### AIM OF THE EXERCISE
Begin with the first line and repeat exactly through the line containing "const legendTitles = ['Left"; leave every image out.

### DATASET CONTENT
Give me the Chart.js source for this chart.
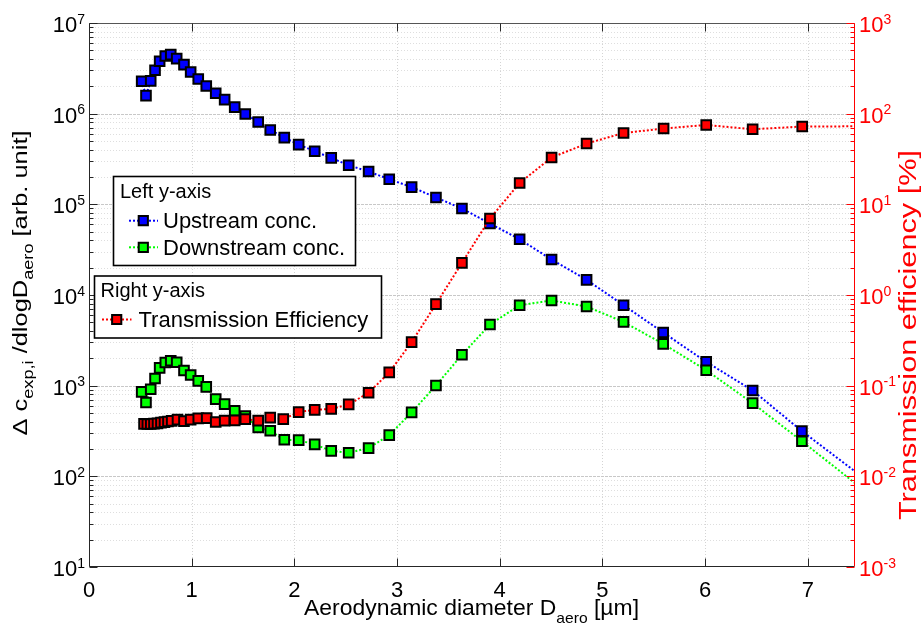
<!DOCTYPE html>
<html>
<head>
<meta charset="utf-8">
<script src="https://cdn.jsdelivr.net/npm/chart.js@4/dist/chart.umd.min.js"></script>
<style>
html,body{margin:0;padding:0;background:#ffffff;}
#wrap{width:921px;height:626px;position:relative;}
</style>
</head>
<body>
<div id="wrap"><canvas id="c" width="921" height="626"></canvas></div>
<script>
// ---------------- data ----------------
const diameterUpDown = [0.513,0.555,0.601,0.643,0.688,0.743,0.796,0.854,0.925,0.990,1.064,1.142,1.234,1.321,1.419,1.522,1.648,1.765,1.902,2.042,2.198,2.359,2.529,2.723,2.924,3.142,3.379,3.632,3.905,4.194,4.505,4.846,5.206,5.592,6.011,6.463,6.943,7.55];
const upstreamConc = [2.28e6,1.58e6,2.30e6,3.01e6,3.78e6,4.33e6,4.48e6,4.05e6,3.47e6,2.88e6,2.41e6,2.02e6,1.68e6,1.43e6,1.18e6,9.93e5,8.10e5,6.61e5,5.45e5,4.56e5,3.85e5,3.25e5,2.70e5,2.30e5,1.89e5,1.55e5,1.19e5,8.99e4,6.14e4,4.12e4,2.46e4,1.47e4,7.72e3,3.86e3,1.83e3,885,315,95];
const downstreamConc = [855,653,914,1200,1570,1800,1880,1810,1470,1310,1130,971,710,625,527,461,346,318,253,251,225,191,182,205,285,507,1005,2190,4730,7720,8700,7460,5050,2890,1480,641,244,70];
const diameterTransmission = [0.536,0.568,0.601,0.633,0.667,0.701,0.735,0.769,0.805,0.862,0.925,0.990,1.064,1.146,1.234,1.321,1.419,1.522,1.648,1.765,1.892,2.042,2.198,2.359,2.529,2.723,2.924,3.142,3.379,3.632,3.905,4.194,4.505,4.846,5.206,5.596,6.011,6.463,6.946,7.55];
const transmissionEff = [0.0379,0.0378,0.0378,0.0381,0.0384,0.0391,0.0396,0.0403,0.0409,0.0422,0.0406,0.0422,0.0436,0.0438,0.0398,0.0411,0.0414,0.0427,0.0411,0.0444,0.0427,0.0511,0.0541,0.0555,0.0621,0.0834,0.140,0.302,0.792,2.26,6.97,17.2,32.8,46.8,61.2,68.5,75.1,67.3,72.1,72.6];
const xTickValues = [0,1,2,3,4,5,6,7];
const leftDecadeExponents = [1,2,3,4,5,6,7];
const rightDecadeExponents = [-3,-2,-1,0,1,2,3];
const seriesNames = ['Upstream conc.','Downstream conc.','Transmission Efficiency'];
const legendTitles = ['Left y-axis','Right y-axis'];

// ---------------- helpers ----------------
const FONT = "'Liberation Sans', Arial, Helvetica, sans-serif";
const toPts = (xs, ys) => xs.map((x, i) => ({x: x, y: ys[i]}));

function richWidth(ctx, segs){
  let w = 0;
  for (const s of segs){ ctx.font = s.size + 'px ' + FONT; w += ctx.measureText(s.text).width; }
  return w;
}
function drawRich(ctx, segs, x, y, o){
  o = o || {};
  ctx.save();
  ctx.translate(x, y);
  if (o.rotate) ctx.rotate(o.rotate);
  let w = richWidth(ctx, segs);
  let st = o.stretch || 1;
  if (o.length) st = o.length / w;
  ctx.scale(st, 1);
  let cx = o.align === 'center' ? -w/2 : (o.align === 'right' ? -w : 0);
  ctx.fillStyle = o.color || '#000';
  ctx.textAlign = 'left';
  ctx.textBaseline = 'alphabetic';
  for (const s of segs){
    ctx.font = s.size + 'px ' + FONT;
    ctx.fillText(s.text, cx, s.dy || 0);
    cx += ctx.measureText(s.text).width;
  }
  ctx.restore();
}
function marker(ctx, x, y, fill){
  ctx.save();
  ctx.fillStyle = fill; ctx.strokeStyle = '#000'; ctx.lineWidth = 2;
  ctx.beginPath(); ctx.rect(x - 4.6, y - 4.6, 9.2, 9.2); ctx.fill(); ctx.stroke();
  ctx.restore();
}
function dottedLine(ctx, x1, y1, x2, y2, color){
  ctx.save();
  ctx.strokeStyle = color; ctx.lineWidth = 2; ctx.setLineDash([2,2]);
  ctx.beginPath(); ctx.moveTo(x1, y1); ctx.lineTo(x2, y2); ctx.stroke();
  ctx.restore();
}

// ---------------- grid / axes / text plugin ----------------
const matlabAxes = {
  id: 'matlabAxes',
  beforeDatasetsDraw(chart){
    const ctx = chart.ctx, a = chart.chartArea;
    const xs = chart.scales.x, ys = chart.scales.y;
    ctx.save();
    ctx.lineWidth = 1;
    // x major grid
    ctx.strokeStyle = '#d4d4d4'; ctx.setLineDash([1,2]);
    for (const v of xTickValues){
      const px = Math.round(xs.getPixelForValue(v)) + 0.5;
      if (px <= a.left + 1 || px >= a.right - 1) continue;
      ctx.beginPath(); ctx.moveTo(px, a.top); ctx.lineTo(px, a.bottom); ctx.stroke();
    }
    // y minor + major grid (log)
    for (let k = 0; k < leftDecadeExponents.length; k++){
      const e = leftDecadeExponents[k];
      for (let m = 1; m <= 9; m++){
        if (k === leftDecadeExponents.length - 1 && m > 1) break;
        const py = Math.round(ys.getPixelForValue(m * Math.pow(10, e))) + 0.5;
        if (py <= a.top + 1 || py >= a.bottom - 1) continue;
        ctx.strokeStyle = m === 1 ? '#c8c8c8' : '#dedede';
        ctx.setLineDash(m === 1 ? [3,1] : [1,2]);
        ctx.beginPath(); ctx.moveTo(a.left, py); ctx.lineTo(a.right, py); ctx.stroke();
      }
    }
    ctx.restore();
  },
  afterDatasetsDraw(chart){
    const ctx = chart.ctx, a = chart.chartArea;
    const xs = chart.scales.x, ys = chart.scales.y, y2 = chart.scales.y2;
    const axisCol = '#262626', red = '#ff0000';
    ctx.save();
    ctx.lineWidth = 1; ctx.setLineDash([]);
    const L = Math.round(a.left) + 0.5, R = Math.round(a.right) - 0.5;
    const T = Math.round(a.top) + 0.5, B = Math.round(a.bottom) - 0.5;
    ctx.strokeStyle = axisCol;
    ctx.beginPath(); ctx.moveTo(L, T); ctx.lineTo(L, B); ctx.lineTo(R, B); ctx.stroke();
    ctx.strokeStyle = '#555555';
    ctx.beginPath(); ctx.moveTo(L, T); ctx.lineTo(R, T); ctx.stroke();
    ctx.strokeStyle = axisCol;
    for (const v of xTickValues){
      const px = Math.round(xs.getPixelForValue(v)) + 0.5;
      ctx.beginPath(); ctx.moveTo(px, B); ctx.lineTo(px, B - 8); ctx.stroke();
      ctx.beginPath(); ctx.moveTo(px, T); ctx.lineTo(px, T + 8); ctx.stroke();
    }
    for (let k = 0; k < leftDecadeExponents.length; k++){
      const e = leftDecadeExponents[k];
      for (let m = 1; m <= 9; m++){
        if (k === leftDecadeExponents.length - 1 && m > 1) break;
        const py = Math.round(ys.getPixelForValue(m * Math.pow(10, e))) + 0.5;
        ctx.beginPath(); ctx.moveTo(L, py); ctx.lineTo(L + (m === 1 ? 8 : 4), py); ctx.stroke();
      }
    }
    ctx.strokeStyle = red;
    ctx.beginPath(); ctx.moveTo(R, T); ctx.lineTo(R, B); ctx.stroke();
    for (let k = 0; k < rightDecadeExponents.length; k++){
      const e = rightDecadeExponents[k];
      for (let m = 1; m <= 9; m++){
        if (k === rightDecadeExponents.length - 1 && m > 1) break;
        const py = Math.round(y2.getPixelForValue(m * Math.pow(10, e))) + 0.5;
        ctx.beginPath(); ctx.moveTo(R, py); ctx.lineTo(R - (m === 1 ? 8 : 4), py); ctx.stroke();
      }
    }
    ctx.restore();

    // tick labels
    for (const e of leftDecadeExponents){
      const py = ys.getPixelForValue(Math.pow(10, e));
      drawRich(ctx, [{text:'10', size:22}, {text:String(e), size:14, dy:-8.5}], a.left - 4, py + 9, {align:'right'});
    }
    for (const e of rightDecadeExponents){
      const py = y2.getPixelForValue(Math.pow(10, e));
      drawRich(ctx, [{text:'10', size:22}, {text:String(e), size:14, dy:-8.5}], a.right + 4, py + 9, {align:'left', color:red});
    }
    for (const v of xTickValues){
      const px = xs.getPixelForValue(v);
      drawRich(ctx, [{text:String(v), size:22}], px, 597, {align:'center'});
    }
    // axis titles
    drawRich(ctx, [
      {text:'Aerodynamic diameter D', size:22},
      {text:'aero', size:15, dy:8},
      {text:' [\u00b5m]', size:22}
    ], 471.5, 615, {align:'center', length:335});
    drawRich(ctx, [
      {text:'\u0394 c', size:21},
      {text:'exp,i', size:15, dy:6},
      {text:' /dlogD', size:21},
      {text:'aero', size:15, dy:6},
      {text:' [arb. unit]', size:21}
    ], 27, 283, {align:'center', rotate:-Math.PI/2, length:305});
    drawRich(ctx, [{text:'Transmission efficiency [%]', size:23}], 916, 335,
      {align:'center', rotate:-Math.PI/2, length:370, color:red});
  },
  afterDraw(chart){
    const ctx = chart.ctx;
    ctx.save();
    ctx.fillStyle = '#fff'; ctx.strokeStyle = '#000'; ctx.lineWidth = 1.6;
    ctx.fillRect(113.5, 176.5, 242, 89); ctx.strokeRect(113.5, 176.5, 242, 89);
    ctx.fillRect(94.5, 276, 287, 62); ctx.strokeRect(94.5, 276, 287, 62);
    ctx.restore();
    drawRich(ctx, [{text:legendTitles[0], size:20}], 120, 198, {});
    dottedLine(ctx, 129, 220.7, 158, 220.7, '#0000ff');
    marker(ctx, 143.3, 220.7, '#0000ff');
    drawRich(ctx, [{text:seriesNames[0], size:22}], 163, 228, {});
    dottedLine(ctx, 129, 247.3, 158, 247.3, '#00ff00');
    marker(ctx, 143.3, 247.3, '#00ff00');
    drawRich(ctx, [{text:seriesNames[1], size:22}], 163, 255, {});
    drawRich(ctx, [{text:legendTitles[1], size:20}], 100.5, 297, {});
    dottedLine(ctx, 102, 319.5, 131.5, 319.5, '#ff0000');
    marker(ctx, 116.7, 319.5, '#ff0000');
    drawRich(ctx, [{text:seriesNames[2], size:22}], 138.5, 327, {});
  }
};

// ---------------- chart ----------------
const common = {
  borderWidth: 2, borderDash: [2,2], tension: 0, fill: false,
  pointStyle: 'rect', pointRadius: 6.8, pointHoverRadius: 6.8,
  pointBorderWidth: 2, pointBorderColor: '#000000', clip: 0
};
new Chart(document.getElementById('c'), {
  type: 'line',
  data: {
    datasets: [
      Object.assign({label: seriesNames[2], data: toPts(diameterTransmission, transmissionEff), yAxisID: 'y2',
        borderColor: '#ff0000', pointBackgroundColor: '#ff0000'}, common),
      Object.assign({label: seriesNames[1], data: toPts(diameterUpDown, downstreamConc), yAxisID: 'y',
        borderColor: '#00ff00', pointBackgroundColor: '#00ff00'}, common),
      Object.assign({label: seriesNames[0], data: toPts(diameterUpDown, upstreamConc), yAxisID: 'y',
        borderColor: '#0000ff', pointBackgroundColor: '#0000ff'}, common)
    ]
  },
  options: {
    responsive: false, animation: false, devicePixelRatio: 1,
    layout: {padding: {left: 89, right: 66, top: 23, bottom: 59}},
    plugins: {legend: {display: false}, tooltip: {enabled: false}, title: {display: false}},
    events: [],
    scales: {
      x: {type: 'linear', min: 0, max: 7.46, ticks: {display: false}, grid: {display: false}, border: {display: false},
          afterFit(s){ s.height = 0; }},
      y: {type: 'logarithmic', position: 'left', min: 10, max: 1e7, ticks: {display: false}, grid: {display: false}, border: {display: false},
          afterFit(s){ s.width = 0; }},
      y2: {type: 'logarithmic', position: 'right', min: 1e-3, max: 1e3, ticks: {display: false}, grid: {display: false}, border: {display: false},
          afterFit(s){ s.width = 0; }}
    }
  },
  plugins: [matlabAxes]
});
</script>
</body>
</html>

### COMPLETED TASK
Give me the Chart.js source for this chart.
<!DOCTYPE html>
<html>
<head>
<meta charset="utf-8">
<script src="https://cdn.jsdelivr.net/npm/chart.js@4/dist/chart.umd.min.js"></script>
<style>
html,body{margin:0;padding:0;background:#ffffff;}
#wrap{width:921px;height:626px;position:relative;}
</style>
</head>
<body>
<div id="wrap"><canvas id="c" width="921" height="626"></canvas></div>
<script>
// ---------------- data ----------------
const diameterUpDown = [0.513,0.555,0.601,0.643,0.688,0.743,0.796,0.854,0.925,0.990,1.064,1.142,1.234,1.321,1.419,1.522,1.648,1.765,1.902,2.042,2.198,2.359,2.529,2.723,2.924,3.142,3.379,3.632,3.905,4.194,4.505,4.846,5.206,5.592,6.011,6.463,6.943,7.55];
const upstreamConc = [2.28e6,1.58e6,2.30e6,3.01e6,3.78e6,4.33e6,4.48e6,4.05e6,3.47e6,2.88e6,2.41e6,2.02e6,1.68e6,1.43e6,1.18e6,9.93e5,8.10e5,6.61e5,5.45e5,4.56e5,3.85e5,3.25e5,2.70e5,2.30e5,1.89e5,1.55e5,1.19e5,8.99e4,6.14e4,4.12e4,2.46e4,1.47e4,7.72e3,3.86e3,1.83e3,885,315,95];
const downstreamConc = [855,653,914,1200,1570,1800,1880,1810,1470,1310,1130,971,710,625,527,461,346,318,253,251,225,191,182,205,285,507,1005,2190,4730,7720,8700,7460,5050,2890,1480,641,244,70];
const diameterTransmission = [0.536,0.568,0.601,0.633,0.667,0.701,0.735,0.769,0.805,0.862,0.925,0.990,1.064,1.146,1.234,1.321,1.419,1.522,1.648,1.765,1.892,2.042,2.198,2.359,2.529,2.723,2.924,3.142,3.379,3.632,3.905,4.194,4.505,4.846,5.206,5.596,6.011,6.463,6.946,7.55];
const transmissionEff = [0.0379,0.0378,0.0378,0.0381,0.0384,0.0391,0.0396,0.0403,0.0409,0.0422,0.0406,0.0422,0.0436,0.0438,0.0398,0.0411,0.0414,0.0427,0.0411,0.0444,0.0427,0.0511,0.0541,0.0555,0.0621,0.0834,0.140,0.302,0.792,2.26,6.97,17.2,32.8,46.8,61.2,68.5,75.1,67.3,72.1,72.6];
const xTickValues = [0,1,2,3,4,5,6,7];
const leftDecadeExponents = [1,2,3,4,5,6,7];
const rightDecadeExponents = [-3,-2,-1,0,1,2,3];
const seriesNames = ['Upstream conc.','Downstream conc.','Transmission Efficiency'];
const legendTitles = ['Left y-axis','Right y-axis'];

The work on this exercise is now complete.